● **STORED DATA**:
----------

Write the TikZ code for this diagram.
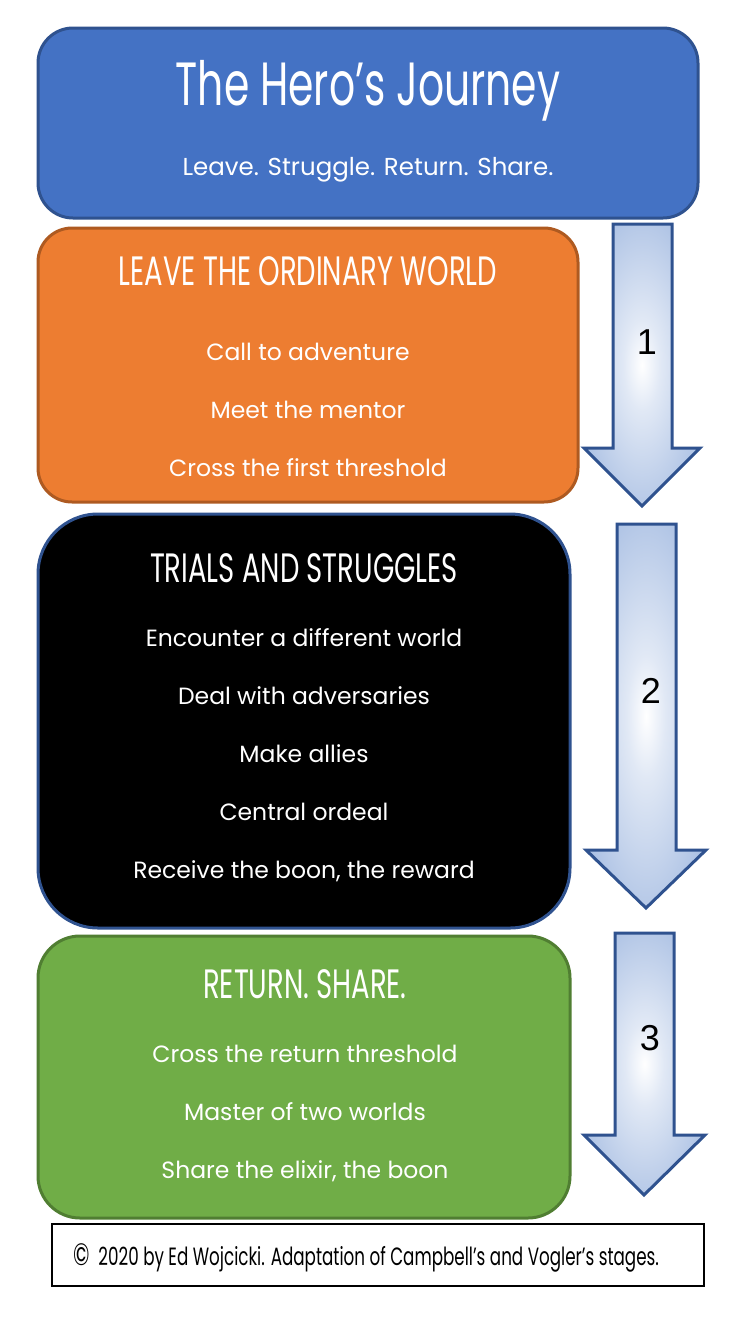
\documentclass[tikz,border=0pt]{standalone}
\usepackage{fontspec}
\setmainfont{Poppins}
\newfontfamily\condfont[FakeStretch=0.67]{Poppins}
\newfontfamily\numfont{Liberation Sans}
\usepackage{xcolor}
\usepackage{tikz}
\usetikzlibrary{calc}
\definecolor{titleblue}{HTML}{4472C4}
\definecolor{edgeblue}{HTML}{2F528F}
\definecolor{leaveorange}{HTML}{ED7D31}
\definecolor{leaveedge}{HTML}{AE5A21}
\definecolor{returngreen}{HTML}{70AD47}
\definecolor{returnedge}{HTML}{507E32}
\definecolor{arrowblue}{HTML}{A9BFE3}
\pgfdeclareradialshading{glow}{\pgfpoint{0bp}{0bp}}{color(0bp)=(white); color(8bp)=(arrowblue!35!white); color(30bp)=(arrowblue); color(50bp)=(arrowblue)}

\begin{document}
\begin{tikzpicture}[x=1pt,y=-1pt,
  stagebox/.style={line width=3pt, inner sep=0pt, outer sep=0pt},
  headtext/.style={text=white, anchor=base, inner sep=0pt, font=\condfont\fontsize{41}{41}\selectfont},
  itemtext/.style={text=white, anchor=base, inner sep=0pt, font=\fontsize{23.5}{23.5}\selectfont},
  arrowbody/.style={draw=edgeblue, line width=3pt, line join=miter, shading=glow},
  numtext/.style={anchor=base, inner sep=0pt, font=\numfont\fontsize{36}{36}\selectfont}]
\useasboundingbox[fill=white] (0,0) rectangle (736,1318);
% title
\node[stagebox, draw=edgeblue, fill=titleblue, rounded corners=35pt, minimum width=660pt, minimum height=190pt] (title) at (368,123) {};
\node[text=white, anchor=base, inner sep=0pt, font=\condfont\fontsize{61}{61}\selectfont] (titletext) at (368,105) {The Hero’s Journey};
\node[itemtext, font=\fontsize{24.5}{24.5}\selectfont] (subtitle) at (368,175) {Leave. Struggle. Return. Share.};
% stage 1
\node[stagebox, draw=leaveedge, fill=leaveorange, rounded corners=34pt, minimum width=540pt, minimum height=274pt] (leave) at (308,365) {};
\node[headtext] (leavehead) at (308,285) {LEAVE THE ORDINARY WORLD};
\foreach \txt [count=\i] in {Call to adventure, Meet the mentor, Cross the first threshold}
  \node[itemtext] (leave\i) at (308,{302+58*\i}) {\txt};
% stage 2
\node[stagebox, draw=edgeblue, fill=black, rounded corners=60pt, minimum width=532pt, minimum height=414pt] (trials) at (304,721) {};
\node[headtext] (trialshead) at (304,582) {TRIALS AND STRUGGLES};
\foreach \txt [count=\i] in {Encounter a different world, Deal with adversaries, Make allies, Central ordeal, {Receive the boon, the reward}}
  \node[itemtext] (trials\i) at (304,{588+58*\i}) {\txt};
% stage 3
\node[stagebox, draw=returnedge, fill=returngreen, rounded corners=42pt, minimum width=532pt, minimum height=282pt] (return) at (304,1077) {};
\node[headtext] (returnhead) at (305,998) {RETURN. SHARE.};
\foreach \txt [count=\i] in {Cross the return threshold, Master of two worlds, {Share the elixir, the boon}}
  \node[itemtext] (return\i) at (305,{1004+58*\i}) {\txt};
% arrows
\path[arrowbody] (613,224) -- (672,224) -- (672,448) -- (700,448) -- (642,506) -- (584,448) -- (613,448) -- cycle;
\path[arrowbody] (617,524) -- (676,524) -- (676,850) -- (706,850) -- (646,908) -- (586,850) -- (617,850) -- cycle;
\path[arrowbody] (615,933) -- (674,933) -- (674,1135) -- (705,1135) -- (644,1195) -- (584,1135) -- (615,1135) -- cycle;
\node[numtext] (num1) at (647,354) {1};
\node[numtext] (num2) at (651,703) {2};
\node[numtext] (num3) at (650,1050) {3};
% footer
\node[draw=black, line width=2pt, minimum width=652pt, minimum height=62pt, inner sep=0pt] (footer) at (378,1255) {};
\node[anchor=base, inner sep=0pt, font=\condfont\fontsize{25}{25}\selectfont] (footertext) at (366,1265) {{\fontsize{31}{31}\selectfont ©}\ \ 2020 by Ed Wojcicki. Adaptation of Campbell’s and Vogler’s stages.};
\end{tikzpicture}
\end{document}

----------

● **DIRECTION**: All the lines above are to be given again exactly as they read, with the pictures removed.

● **RESULT OF THE TASK**:
Write the TikZ code for this diagram.
\documentclass[tikz,border=0pt]{standalone}
\usepackage{fontspec}
\setmainfont{Poppins}
\newfontfamily\condfont[FakeStretch=0.67]{Poppins}
\newfontfamily\numfont{Liberation Sans}
\usepackage{xcolor}
\usepackage{tikz}
\usetikzlibrary{calc}
\definecolor{titleblue}{HTML}{4472C4}
\definecolor{edgeblue}{HTML}{2F528F}
\definecolor{leaveorange}{HTML}{ED7D31}
\definecolor{leaveedge}{HTML}{AE5A21}
\definecolor{returngreen}{HTML}{70AD47}
\definecolor{returnedge}{HTML}{507E32}
\definecolor{arrowblue}{HTML}{A9BFE3}
\pgfdeclareradialshading{glow}{\pgfpoint{0bp}{0bp}}{color(0bp)=(white); color(8bp)=(arrowblue!35!white); color(30bp)=(arrowblue); color(50bp)=(arrowblue)}

\begin{document}
\begin{tikzpicture}[x=1pt,y=-1pt,
  stagebox/.style={line width=3pt, inner sep=0pt, outer sep=0pt},
  headtext/.style={text=white, anchor=base, inner sep=0pt, font=\condfont\fontsize{41}{41}\selectfont},
  itemtext/.style={text=white, anchor=base, inner sep=0pt, font=\fontsize{23.5}{23.5}\selectfont},
  arrowbody/.style={draw=edgeblue, line width=3pt, line join=miter, shading=glow},
  numtext/.style={anchor=base, inner sep=0pt, font=\numfont\fontsize{36}{36}\selectfont}]
\useasboundingbox[fill=white] (0,0) rectangle (736,1318);
% title
\node[stagebox, draw=edgeblue, fill=titleblue, rounded corners=35pt, minimum width=660pt, minimum height=190pt] (title) at (368,123) {};
\node[text=white, anchor=base, inner sep=0pt, font=\condfont\fontsize{61}{61}\selectfont] (titletext) at (368,105) {The Hero’s Journey};
\node[itemtext, font=\fontsize{24.5}{24.5}\selectfont] (subtitle) at (368,175) {Leave. Struggle. Return. Share.};
% stage 1
\node[stagebox, draw=leaveedge, fill=leaveorange, rounded corners=34pt, minimum width=540pt, minimum height=274pt] (leave) at (308,365) {};
\node[headtext] (leavehead) at (308,285) {LEAVE THE ORDINARY WORLD};
\foreach \txt [count=\i] in {Call to adventure, Meet the mentor, Cross the first threshold}
  \node[itemtext] (leave\i) at (308,{302+58*\i}) {\txt};
% stage 2
\node[stagebox, draw=edgeblue, fill=black, rounded corners=60pt, minimum width=532pt, minimum height=414pt] (trials) at (304,721) {};
\node[headtext] (trialshead) at (304,582) {TRIALS AND STRUGGLES};
\foreach \txt [count=\i] in {Encounter a different world, Deal with adversaries, Make allies, Central ordeal, {Receive the boon, the reward}}
  \node[itemtext] (trials\i) at (304,{588+58*\i}) {\txt};
% stage 3
\node[stagebox, draw=returnedge, fill=returngreen, rounded corners=42pt, minimum width=532pt, minimum height=282pt] (return) at (304,1077) {};
\node[headtext] (returnhead) at (305,998) {RETURN. SHARE.};
\foreach \txt [count=\i] in {Cross the return threshold, Master of two worlds, {Share the elixir, the boon}}
  \node[itemtext] (return\i) at (305,{1004+58*\i}) {\txt};
% arrows
\path[arrowbody] (613,224) -- (672,224) -- (672,448) -- (700,448) -- (642,506) -- (584,448) -- (613,448) -- cycle;
\path[arrowbody] (617,524) -- (676,524) -- (676,850) -- (706,850) -- (646,908) -- (586,850) -- (617,850) -- cycle;
\path[arrowbody] (615,933) -- (674,933) -- (674,1135) -- (705,1135) -- (644,1195) -- (584,1135) -- (615,1135) -- cycle;
\node[numtext] (num1) at (647,354) {1};
\node[numtext] (num2) at (651,703) {2};
\node[numtext] (num3) at (650,1050) {3};
% footer
\node[draw=black, line width=2pt, minimum width=652pt, minimum height=62pt, inner sep=0pt] (footer) at (378,1255) {};
\node[anchor=base, inner sep=0pt, font=\condfont\fontsize{25}{25}\selectfont] (footertext) at (366,1265) {{\fontsize{31}{31}\selectfont ©}\ \ 2020 by Ed Wojcicki. Adaptation of Campbell’s and Vogler’s stages.};
\end{tikzpicture}
\end{document}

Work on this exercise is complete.